··· Excerpted records ···

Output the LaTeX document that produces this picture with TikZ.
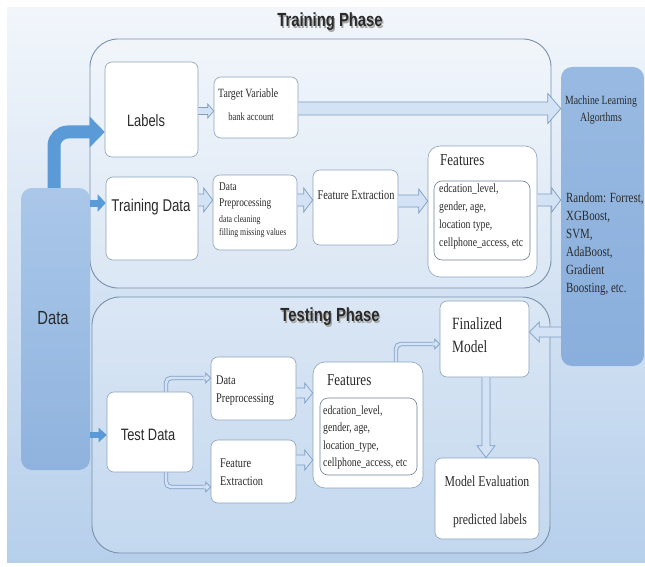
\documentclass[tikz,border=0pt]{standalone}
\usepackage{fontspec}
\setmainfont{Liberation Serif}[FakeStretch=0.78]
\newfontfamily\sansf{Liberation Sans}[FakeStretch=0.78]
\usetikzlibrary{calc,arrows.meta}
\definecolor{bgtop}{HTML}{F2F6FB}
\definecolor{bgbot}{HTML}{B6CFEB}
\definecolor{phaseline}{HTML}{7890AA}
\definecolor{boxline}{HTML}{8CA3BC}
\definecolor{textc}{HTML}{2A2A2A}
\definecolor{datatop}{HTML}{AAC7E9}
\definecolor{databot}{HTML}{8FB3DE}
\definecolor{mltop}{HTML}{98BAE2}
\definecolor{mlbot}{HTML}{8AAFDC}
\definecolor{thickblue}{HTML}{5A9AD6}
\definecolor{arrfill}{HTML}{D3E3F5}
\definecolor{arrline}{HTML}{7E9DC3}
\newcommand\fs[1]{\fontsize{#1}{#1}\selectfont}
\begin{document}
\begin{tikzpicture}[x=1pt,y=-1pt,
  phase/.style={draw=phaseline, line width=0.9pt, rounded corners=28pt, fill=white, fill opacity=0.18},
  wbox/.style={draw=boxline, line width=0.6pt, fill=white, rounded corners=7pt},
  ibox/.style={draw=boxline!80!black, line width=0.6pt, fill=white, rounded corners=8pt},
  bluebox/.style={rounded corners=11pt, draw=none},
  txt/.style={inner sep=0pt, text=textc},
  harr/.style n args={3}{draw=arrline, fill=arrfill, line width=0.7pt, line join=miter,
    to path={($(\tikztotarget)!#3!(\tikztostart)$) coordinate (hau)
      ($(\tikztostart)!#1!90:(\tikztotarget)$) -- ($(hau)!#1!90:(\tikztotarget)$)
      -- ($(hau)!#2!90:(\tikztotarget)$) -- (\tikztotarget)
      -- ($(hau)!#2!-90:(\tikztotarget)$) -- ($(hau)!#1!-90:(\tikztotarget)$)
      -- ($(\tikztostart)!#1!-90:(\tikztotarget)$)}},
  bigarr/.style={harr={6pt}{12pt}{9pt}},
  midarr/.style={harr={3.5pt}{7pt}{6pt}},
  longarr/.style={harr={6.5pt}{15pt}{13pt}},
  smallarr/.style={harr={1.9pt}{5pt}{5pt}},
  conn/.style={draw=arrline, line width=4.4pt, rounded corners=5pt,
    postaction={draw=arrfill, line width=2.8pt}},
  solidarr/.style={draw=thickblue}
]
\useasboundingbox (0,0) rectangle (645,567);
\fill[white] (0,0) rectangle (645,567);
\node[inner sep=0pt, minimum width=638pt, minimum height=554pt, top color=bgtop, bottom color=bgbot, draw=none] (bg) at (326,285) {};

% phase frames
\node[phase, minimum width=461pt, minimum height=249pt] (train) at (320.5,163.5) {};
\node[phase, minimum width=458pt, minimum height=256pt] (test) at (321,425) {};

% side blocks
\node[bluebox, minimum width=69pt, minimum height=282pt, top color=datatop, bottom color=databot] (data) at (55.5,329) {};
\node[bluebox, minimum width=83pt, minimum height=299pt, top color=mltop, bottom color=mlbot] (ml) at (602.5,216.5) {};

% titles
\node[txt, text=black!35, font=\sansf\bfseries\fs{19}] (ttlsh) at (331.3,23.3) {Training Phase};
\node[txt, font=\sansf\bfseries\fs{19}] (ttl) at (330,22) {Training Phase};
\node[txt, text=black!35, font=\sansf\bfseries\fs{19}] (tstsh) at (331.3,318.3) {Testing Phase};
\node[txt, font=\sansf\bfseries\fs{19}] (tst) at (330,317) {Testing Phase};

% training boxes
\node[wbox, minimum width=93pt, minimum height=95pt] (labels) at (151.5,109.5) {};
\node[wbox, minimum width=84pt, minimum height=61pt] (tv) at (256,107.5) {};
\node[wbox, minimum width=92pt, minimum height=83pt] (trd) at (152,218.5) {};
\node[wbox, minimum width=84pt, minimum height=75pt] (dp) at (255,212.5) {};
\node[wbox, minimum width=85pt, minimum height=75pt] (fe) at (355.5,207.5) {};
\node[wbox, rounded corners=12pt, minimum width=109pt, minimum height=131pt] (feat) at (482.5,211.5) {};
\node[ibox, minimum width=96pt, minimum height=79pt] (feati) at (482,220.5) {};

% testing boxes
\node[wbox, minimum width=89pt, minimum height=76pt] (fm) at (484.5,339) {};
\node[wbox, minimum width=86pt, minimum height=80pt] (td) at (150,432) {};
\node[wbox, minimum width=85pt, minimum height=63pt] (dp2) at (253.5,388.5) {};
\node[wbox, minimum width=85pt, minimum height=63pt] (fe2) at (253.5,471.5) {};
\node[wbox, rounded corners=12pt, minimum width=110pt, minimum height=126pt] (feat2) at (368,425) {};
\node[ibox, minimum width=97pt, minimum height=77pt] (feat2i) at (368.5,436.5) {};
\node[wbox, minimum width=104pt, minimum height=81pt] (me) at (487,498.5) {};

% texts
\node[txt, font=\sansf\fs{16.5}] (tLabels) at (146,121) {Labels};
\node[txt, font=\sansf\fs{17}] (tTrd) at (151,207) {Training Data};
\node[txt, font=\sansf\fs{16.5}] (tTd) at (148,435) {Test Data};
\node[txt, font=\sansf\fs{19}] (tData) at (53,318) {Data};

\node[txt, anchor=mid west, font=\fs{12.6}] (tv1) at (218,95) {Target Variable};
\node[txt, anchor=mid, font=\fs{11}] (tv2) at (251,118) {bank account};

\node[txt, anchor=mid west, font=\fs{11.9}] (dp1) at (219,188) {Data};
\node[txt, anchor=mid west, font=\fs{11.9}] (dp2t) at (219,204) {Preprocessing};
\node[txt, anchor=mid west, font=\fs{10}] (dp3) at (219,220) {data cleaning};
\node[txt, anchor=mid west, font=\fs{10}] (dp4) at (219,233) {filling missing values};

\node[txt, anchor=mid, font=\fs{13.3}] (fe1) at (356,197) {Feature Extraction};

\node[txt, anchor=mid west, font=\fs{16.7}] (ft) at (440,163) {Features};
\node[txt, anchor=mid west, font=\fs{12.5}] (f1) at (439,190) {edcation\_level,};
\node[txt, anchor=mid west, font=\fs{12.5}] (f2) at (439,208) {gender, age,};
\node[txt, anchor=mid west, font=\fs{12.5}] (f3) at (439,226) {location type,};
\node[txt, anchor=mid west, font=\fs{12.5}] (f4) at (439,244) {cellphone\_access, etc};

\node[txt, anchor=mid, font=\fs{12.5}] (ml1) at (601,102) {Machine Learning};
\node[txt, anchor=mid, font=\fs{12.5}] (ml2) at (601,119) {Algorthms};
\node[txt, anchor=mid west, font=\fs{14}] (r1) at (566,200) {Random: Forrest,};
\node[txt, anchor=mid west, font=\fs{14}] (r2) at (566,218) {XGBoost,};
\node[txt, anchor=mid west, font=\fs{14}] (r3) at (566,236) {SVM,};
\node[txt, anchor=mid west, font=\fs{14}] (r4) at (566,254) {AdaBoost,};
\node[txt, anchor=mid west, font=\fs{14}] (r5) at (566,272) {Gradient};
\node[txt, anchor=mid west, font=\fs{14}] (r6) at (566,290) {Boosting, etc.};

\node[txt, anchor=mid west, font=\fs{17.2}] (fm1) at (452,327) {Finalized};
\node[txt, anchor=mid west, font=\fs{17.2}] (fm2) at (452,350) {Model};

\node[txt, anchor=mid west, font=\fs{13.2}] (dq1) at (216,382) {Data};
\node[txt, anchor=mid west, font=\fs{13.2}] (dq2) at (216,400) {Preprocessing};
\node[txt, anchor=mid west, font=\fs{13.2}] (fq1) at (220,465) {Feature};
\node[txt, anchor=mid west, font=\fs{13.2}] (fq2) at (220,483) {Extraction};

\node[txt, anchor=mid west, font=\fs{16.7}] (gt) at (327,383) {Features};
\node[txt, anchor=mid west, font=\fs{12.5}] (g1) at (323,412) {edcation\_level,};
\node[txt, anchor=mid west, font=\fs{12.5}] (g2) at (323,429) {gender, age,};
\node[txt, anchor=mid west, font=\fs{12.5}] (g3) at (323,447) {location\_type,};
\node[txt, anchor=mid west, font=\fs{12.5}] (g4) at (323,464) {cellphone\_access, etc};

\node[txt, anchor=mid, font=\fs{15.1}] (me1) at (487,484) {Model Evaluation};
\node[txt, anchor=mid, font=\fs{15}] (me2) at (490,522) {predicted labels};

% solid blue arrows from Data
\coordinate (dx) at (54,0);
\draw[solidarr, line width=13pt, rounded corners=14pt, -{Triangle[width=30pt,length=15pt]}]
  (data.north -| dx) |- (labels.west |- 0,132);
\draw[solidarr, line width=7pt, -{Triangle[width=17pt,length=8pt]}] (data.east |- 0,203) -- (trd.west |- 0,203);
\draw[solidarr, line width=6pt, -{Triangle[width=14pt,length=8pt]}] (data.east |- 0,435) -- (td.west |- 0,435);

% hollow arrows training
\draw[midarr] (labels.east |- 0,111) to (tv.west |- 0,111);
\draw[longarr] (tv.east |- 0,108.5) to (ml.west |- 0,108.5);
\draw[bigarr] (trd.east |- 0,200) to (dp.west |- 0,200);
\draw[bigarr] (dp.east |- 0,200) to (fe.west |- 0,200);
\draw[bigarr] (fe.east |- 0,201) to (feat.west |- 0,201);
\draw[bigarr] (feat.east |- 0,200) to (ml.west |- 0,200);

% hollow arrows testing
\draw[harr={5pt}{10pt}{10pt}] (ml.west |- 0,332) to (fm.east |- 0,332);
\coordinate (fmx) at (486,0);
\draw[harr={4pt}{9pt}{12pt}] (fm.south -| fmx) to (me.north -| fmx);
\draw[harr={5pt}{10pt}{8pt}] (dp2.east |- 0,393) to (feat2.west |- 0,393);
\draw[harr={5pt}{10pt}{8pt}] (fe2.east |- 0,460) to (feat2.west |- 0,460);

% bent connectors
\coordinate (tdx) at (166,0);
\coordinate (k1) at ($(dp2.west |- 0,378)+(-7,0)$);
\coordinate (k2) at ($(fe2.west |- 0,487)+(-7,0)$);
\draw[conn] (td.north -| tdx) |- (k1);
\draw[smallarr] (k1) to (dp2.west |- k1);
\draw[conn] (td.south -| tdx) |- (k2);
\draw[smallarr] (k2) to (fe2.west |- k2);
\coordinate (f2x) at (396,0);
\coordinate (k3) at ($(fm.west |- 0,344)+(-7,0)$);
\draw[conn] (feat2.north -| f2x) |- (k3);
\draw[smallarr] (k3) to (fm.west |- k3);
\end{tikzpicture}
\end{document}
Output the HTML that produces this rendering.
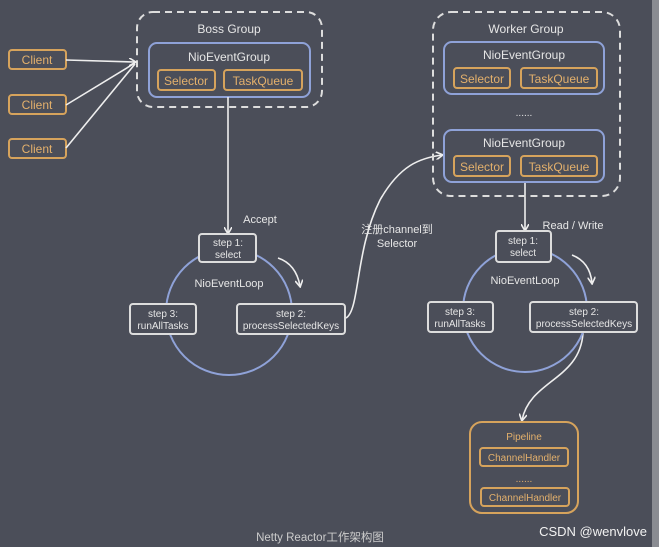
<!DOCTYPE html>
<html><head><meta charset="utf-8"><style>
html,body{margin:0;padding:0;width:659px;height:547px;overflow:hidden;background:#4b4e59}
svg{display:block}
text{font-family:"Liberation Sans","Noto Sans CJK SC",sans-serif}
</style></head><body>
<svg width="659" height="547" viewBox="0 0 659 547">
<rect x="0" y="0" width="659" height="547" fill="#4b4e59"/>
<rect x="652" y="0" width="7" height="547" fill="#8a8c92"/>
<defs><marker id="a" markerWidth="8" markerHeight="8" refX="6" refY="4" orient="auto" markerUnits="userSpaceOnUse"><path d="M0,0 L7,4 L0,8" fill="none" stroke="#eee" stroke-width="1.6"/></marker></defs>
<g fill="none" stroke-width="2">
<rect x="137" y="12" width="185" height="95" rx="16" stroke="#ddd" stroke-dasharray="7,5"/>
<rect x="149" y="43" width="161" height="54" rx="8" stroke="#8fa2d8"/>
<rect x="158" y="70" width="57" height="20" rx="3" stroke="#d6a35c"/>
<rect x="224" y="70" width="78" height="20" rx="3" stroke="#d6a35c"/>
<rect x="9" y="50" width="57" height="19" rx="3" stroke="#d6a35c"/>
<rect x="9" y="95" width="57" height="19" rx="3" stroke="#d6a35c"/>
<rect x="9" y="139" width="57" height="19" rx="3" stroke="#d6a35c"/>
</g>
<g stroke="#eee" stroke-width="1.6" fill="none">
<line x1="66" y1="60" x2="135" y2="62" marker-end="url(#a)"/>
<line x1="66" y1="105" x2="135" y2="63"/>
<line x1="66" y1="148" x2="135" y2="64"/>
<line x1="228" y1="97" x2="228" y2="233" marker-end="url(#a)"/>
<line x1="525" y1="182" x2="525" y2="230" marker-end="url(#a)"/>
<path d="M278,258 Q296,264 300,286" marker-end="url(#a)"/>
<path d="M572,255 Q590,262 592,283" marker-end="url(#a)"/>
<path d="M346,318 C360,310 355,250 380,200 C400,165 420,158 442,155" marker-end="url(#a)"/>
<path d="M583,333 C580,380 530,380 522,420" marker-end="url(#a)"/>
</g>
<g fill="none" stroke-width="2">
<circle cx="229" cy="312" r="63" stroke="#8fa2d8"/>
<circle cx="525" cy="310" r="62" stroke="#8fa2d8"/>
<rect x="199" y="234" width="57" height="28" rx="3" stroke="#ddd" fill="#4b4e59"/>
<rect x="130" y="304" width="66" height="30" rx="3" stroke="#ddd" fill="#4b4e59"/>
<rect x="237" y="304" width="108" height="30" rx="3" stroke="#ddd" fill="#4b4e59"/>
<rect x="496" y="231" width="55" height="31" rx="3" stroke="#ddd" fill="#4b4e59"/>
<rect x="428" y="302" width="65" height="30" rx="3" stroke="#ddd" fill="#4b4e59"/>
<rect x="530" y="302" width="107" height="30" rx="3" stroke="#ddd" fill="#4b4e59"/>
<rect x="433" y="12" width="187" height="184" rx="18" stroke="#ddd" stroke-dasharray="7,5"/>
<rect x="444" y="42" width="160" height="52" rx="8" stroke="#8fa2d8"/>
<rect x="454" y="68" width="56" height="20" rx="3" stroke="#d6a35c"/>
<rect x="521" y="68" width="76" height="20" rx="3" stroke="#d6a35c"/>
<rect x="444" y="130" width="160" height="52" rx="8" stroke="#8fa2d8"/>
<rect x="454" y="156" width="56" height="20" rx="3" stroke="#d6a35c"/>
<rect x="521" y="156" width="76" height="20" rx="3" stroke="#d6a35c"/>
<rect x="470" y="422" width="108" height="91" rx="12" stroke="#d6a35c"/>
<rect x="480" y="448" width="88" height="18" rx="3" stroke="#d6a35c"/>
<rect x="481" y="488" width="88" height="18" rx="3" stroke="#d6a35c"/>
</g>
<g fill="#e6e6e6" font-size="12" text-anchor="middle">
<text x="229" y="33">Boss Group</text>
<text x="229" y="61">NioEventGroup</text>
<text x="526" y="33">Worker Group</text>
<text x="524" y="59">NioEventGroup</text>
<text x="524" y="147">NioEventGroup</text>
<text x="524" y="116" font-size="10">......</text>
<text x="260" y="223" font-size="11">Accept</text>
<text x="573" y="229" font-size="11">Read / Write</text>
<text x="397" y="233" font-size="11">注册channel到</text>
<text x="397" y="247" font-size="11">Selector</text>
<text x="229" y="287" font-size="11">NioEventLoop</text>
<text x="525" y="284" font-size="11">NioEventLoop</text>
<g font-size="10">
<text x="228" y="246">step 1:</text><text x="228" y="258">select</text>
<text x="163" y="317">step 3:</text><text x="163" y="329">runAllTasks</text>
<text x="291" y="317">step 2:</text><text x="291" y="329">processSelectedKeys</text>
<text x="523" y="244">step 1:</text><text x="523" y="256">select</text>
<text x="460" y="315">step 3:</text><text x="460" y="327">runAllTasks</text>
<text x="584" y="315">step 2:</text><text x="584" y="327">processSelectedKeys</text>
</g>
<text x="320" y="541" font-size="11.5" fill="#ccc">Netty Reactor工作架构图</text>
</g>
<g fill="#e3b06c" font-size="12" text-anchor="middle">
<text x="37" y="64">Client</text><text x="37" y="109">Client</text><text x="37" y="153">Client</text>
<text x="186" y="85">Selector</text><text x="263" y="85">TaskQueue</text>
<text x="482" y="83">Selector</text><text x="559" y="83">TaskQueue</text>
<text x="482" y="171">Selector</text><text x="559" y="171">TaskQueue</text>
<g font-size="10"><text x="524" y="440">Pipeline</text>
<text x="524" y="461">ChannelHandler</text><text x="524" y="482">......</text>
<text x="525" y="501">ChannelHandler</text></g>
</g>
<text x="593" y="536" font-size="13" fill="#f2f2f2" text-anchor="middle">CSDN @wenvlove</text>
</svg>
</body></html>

···

*Work required:* Identify each line in the entries with the word "that" and copy it.

*Task answer:*
Output the LaTeX document that produces this picture with TikZ.
Output the HTML that produces this rendering.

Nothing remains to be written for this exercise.